## The problem
Set down all of the data that follows word for word, without the images.

------------------------------------------------

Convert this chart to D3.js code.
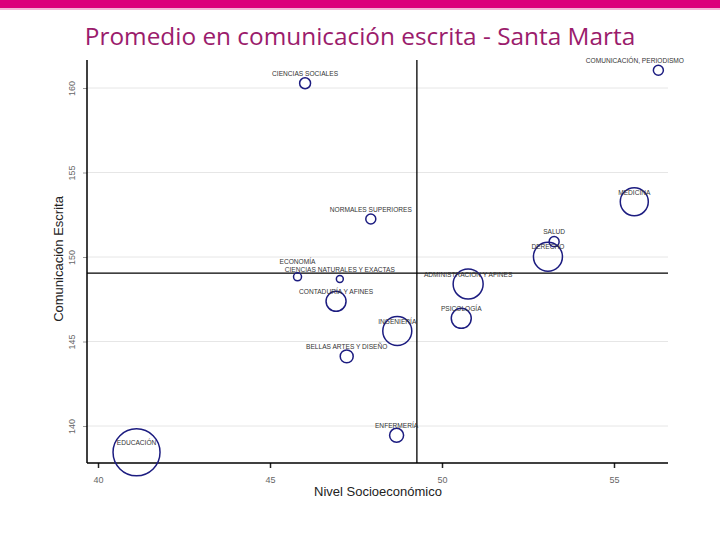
<!DOCTYPE html>
<html><head><meta charset="utf-8">
<script src="https://cdn.jsdelivr.net/npm/d3@7"></script>
<style>body{margin:0;background:#fff}svg{display:block}</style>
</head><body>
<svg id="c" width="720" height="540"></svg>
<script>
const programs = ["CIENCIAS SOCIALES","NORMALES SUPERIORES","COMUNICACIÓN, PERIODISMO","MEDICINA","SALUD","DERECHO","ADMINISTRACIÓN Y AFINES","PSICOLOGÍA","ECONOMÍA","CIENCIAS NATURALES Y EXACTAS","CONTADURÍA Y AFINES","INGENIERÍA","BELLAS ARTES Y DISEÑO","ENFERMERÍA","EDUCACIÓN"];
const nivel = [46.02,47.93,56.29,55.59,53.26,53.08,50.76,50.56,45.80,47.03,46.92,48.70,47.23,48.68,41.12];
const escrita = [160.28,152.25,161.05,153.27,150.91,150.02,148.40,146.37,148.83,148.70,147.38,145.62,144.12,139.45,138.44];
const weight = [30,25,25,196,25,210,225,100,16,12,100,210,42,49,552];
const xTicks = [40,45,50,55];
const yTicks = [140,145,150,155,160];
const meanX = 49.27;
const meanY = 149.05;

const svg = d3.select("#c");
const L=87,R=668,T=60,B=463;
const x = d3.scaleLinear().domain([39.68,56.57]).range([L,R]);
const y = d3.scaleLinear().domain([137.811,161.657]).range([B,T]);
const r = d3.scaleSqrt().domain([0,552]).range([0,23.5]);

// top bar
svg.append("rect").attr("x",0).attr("y",0).attr("width",720).attr("height",8).attr("fill","#dc007b");
svg.append("rect").attr("x",0).attr("y",8).attr("width",720).attr("height",2).attr("fill","#f3b7d6");

// title
const title = svg.append("text").attr("x",360).attr("y",45).attr("text-anchor","middle")
  .attr("font-family","Open Sans, sans-serif").attr("font-size",22).attr("fill","#9b1c6c")
  .text("Promedio en comunicación escrita - Santa Marta");
const tw = title.node().getComputedTextLength();
title.attr("font-size",22*551/tw);

// gridlines
svg.append("g").selectAll("line").data(yTicks).join("line")
  .attr("x1",L).attr("x2",R).attr("y1",d=>y(d)).attr("y2",d=>y(d))
  .attr("stroke","#e6e6e6").attr("stroke-width",1);

// y axis
const yAxis = svg.append("g").attr("transform",`translate(${L},0)`)
  .call(d3.axisLeft(y).tickValues(yTicks).tickSize(4).tickPadding(0).tickFormat(d3.format("d")));
yAxis.select(".domain").remove();
yAxis.selectAll(".tick line").attr("stroke","#999");
yAxis.selectAll(".tick text").attr("transform","translate(-15,0) rotate(-90)").attr("text-anchor","middle")
  .attr("dy","0.35em").attr("x",0).attr("font-family","Liberation Sans, Arial, sans-serif").attr("font-size",9).attr("fill","#666");

// x axis
const xAxis = svg.append("g").attr("transform",`translate(0,${B})`)
  .call(d3.axisBottom(x).tickValues(xTicks).tickSize(5).tickPadding(9).tickFormat(d3.format("d")));
xAxis.select(".domain").remove();
xAxis.selectAll(".tick line").attr("stroke","#222").attr("stroke-width",1.5);
xAxis.selectAll(".tick text").attr("font-family","Liberation Sans, Arial, sans-serif").attr("font-size",9).attr("fill","#666");

// axis lines
svg.append("line").attr("x1",L).attr("x2",L).attr("y1",T).attr("y2",B).attr("stroke","#000").attr("stroke-width",1.5);
svg.append("line").attr("x1",L).attr("x2",R).attr("y1",B).attr("y2",B).attr("stroke","#000").attr("stroke-width",1.5);

// reference lines
svg.append("line").attr("x1",x(meanX)).attr("x2",x(meanX)).attr("y1",T).attr("y2",B).attr("stroke","#000").attr("stroke-width",1.3);
svg.append("line").attr("x1",L).attr("x2",R).attr("y1",y(meanY)).attr("y2",y(meanY)).attr("stroke","#000").attr("stroke-width",1.3);

// axis titles
svg.append("text").attr("transform",`translate(63,259) rotate(-90)`).attr("text-anchor","middle")
  .attr("font-family","Liberation Sans, Arial, sans-serif").attr("font-size",13).attr("fill","#222").text("Comunicación Escrita");
svg.append("text").attr("x",378).attr("y",496).attr("text-anchor","middle")
  .attr("font-family","Liberation Sans, Arial, sans-serif").attr("font-size",13).attr("fill","#222").text("Nivel Socioeconómico");

const data = programs.map((p,i)=>({p, x:nivel[i], y:escrita[i], w:weight[i]}));

svg.append("g").selectAll("circle").data(data).join("circle")
  .attr("cx",d=>x(d.x)).attr("cy",d=>y(d.y)).attr("r",d=>r(d.w))
  .attr("fill","none").attr("stroke","#1c1c80").attr("stroke-width",1.5);

const labels = svg.append("g").selectAll("text").data(data).join("text")
  .attr("x",d=>x(d.x)).attr("y",d=>y(d.y)-9.5).attr("dy","0.35em").attr("text-anchor","middle")
  .attr("font-family","Liberation Sans, Arial, sans-serif").attr("font-size",6.6).attr("fill","#333")
  .text(d=>d.p);
labels.each(function(){
  const bb=this.getBBox();
  const maxR=684;
  if(bb.x+bb.width>maxR){ d3.select(this).attr("x",+this.getAttribute("x")-(bb.x+bb.width-maxR)); }
});
// resolve label collisions by lifting the upper label
const nodes = labels.nodes();
for(let i=0;i<nodes.length;i++){
  for(let j=0;j<nodes.length;j++){
    if(i===j) continue;
    const a=nodes[i].getBBox(), b=nodes[j].getBBox();
    const ov = a.x<b.x+b.width && b.x<a.x+a.width && a.y<b.y+b.height && b.y<a.y+a.height;
    if(ov && a.y<=b.y){
      const shift = a.y+a.height-b.y+0.5;
      nodes[i].setAttribute("y", +nodes[i].getAttribute("y")-shift);
    }
  }
}
</script>
</body></html>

------------------------------------------------

## Response to this task
Convert this chart to D3.js code.
<!DOCTYPE html>
<html><head><meta charset="utf-8">
<script src="https://cdn.jsdelivr.net/npm/d3@7"></script>
<style>body{margin:0;background:#fff}svg{display:block}</style>
</head><body>
<svg id="c" width="720" height="540"></svg>
<script>
const programs = ["CIENCIAS SOCIALES","NORMALES SUPERIORES","COMUNICACIÓN, PERIODISMO","MEDICINA","SALUD","DERECHO","ADMINISTRACIÓN Y AFINES","PSICOLOGÍA","ECONOMÍA","CIENCIAS NATURALES Y EXACTAS","CONTADURÍA Y AFINES","INGENIERÍA","BELLAS ARTES Y DISEÑO","ENFERMERÍA","EDUCACIÓN"];
const nivel = [46.02,47.93,56.29,55.59,53.26,53.08,50.76,50.56,45.80,47.03,46.92,48.70,47.23,48.68,41.12];
const escrita = [160.28,152.25,161.05,153.27,150.91,150.02,148.40,146.37,148.83,148.70,147.38,145.62,144.12,139.45,138.44];
const weight = [30,25,25,196,25,210,225,100,16,12,100,210,42,49,552];
const xTicks = [40,45,50,55];
const yTicks = [140,145,150,155,160];
const meanX = 49.27;
const meanY = 149.05;

const svg = d3.select("#c");
const L=87,R=668,T=60,B=463;
const x = d3.scaleLinear().domain([39.68,56.57]).range([L,R]);
const y = d3.scaleLinear().domain([137.811,161.657]).range([B,T]);
const r = d3.scaleSqrt().domain([0,552]).range([0,23.5]);

// top bar
svg.append("rect").attr("x",0).attr("y",0).attr("width",720).attr("height",8).attr("fill","#dc007b");
svg.append("rect").attr("x",0).attr("y",8).attr("width",720).attr("height",2).attr("fill","#f3b7d6");

// title
const title = svg.append("text").attr("x",360).attr("y",45).attr("text-anchor","middle")
  .attr("font-family","Open Sans, sans-serif").attr("font-size",22).attr("fill","#9b1c6c")
  .text("Promedio en comunicación escrita - Santa Marta");
const tw = title.node().getComputedTextLength();
title.attr("font-size",22*551/tw);

// gridlines
svg.append("g").selectAll("line").data(yTicks).join("line")
  .attr("x1",L).attr("x2",R).attr("y1",d=>y(d)).attr("y2",d=>y(d))
  .attr("stroke","#e6e6e6").attr("stroke-width",1);

// y axis
const yAxis = svg.append("g").attr("transform",`translate(${L},0)`)
  .call(d3.axisLeft(y).tickValues(yTicks).tickSize(4).tickPadding(0).tickFormat(d3.format("d")));
yAxis.select(".domain").remove();
yAxis.selectAll(".tick line").attr("stroke","#999");
yAxis.selectAll(".tick text").attr("transform","translate(-15,0) rotate(-90)").attr("text-anchor","middle")
  .attr("dy","0.35em").attr("x",0).attr("font-family","Liberation Sans, Arial, sans-serif").attr("font-size",9).attr("fill","#666");

// x axis
const xAxis = svg.append("g").attr("transform",`translate(0,${B})`)
  .call(d3.axisBottom(x).tickValues(xTicks).tickSize(5).tickPadding(9).tickFormat(d3.format("d")));
xAxis.select(".domain").remove();
xAxis.selectAll(".tick line").attr("stroke","#222").attr("stroke-width",1.5);
xAxis.selectAll(".tick text").attr("font-family","Liberation Sans, Arial, sans-serif").attr("font-size",9).attr("fill","#666");

// axis lines
svg.append("line").attr("x1",L).attr("x2",L).attr("y1",T).attr("y2",B).attr("stroke","#000").attr("stroke-width",1.5);
svg.append("line").attr("x1",L).attr("x2",R).attr("y1",B).attr("y2",B).attr("stroke","#000").attr("stroke-width",1.5);

// reference lines
svg.append("line").attr("x1",x(meanX)).attr("x2",x(meanX)).attr("y1",T).attr("y2",B).attr("stroke","#000").attr("stroke-width",1.3);
svg.append("line").attr("x1",L).attr("x2",R).attr("y1",y(meanY)).attr("y2",y(meanY)).attr("stroke","#000").attr("stroke-width",1.3);

// axis titles
svg.append("text").attr("transform",`translate(63,259) rotate(-90)`).attr("text-anchor","middle")
  .attr("font-family","Liberation Sans, Arial, sans-serif").attr("font-size",13).attr("fill","#222").text("Comunicación Escrita");
svg.append("text").attr("x",378).attr("y",496).attr("text-anchor","middle")
  .attr("font-family","Liberation Sans, Arial, sans-serif").attr("font-size",13).attr("fill","#222").text("Nivel Socioeconómico");

const data = programs.map((p,i)=>({p, x:nivel[i], y:escrita[i], w:weight[i]}));

svg.append("g").selectAll("circle").data(data).join("circle")
  .attr("cx",d=>x(d.x)).attr("cy",d=>y(d.y)).attr("r",d=>r(d.w))
  .attr("fill","none").attr("stroke","#1c1c80").attr("stroke-width",1.5);

const labels = svg.append("g").selectAll("text").data(data).join("text")
  .attr("x",d=>x(d.x)).attr("y",d=>y(d.y)-9.5).attr("dy","0.35em").attr("text-anchor","middle")
  .attr("font-family","Liberation Sans, Arial, sans-serif").attr("font-size",6.6).attr("fill","#333")
  .text(d=>d.p);
labels.each(function(){
  const bb=this.getBBox();
  const maxR=684;
  if(bb.x+bb.width>maxR){ d3.select(this).attr("x",+this.getAttribute("x")-(bb.x+bb.width-maxR)); }
});
// resolve label collisions by lifting the upper label
const nodes = labels.nodes();
for(let i=0;i<nodes.length;i++){
  for(let j=0;j<nodes.length;j++){
    if(i===j) continue;
    const a=nodes[i].getBBox(), b=nodes[j].getBBox();
    const ov = a.x<b.x+b.width && b.x<a.x+a.width && a.y<b.y+b.height && b.y<a.y+a.height;
    if(ov && a.y<=b.y){
      const shift = a.y+a.height-b.y+0.5;
      nodes[i].setAttribute("y", +nodes[i].getAttribute("y")-shift);
    }
  }
}
</script>
</body></html>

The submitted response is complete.